Inside Rolls-Royce’s plan to clean up jet travel


While aviation accounts for about 2.5pc of carbon emissions, flying is still limited to a relatively small proportion of the global population and the industry is under pressure to move towards zero emissions by 2050.

Step two is to move to greener fuels for existing engines. These will start off as biofuels but to make them greener synthetic fuels will be used. “E-fuels” will be made using electricity from renewable sources to generate hydrogen, which will itself be bonded to carbon dioxide to produce aviation fuel.

This fuel can be used in engines with a few modifications, mainly ensuring the seals still work with the new fuel, and Rolls hopes to have both existing and new engines using these new fuels by 2030. As well as recycling carbon dioxide, the synthetic fuel produces fewer particles that are blamed for helping warm the earth.

Along the way, airlines will seek to make shorter, more efficient routes rather than the dog-leg path they sometimes take today, and to reduce contrails, considered another warming factor as the soot combines with ice to absorb heat from the planet.
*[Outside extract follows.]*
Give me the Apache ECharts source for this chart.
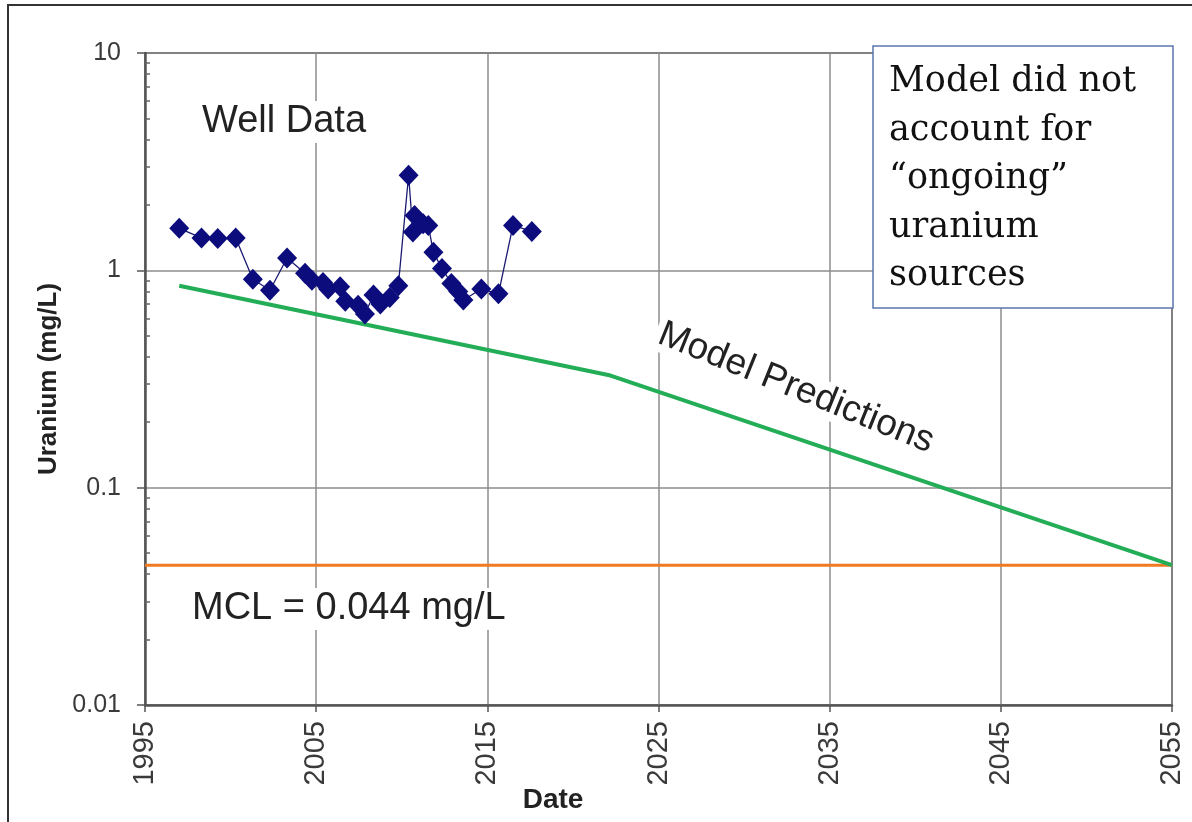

The third step is the new technology the company is now developing, including its new generator. Strapped to a jet engine it can supply more than 800 amps of current at 3,000 volts AC, hence the inches-thick cables.

The idea is to act as a stepping stone technology, much like the hybrid of the car world.

Rolls evisions a plug-in electric plane that can operate on battery power for some of the journey and then turn to fuel for the rest.

As with cars, the sheer weight of batteries poses a challenge for aviation. And for a machine aiming to defeat gravity, this is a problem nearly summarised by Newby. “If I take kerosene as my reference point, weight for weight, hydrogen is three times better, batteries are 60 times worse,” he says. “That’s the challenge for batteries.”

To put that in context, a long-range plane such as an A380 might have about a third of its weight taken up by kerosene-based jet fuel.

“Fundamentally that’s the challenge. So that’s why you will see all electric solutions at a smaller, shorter range at the moment. But what you can do is enhance that with some kind of hybrid solution.”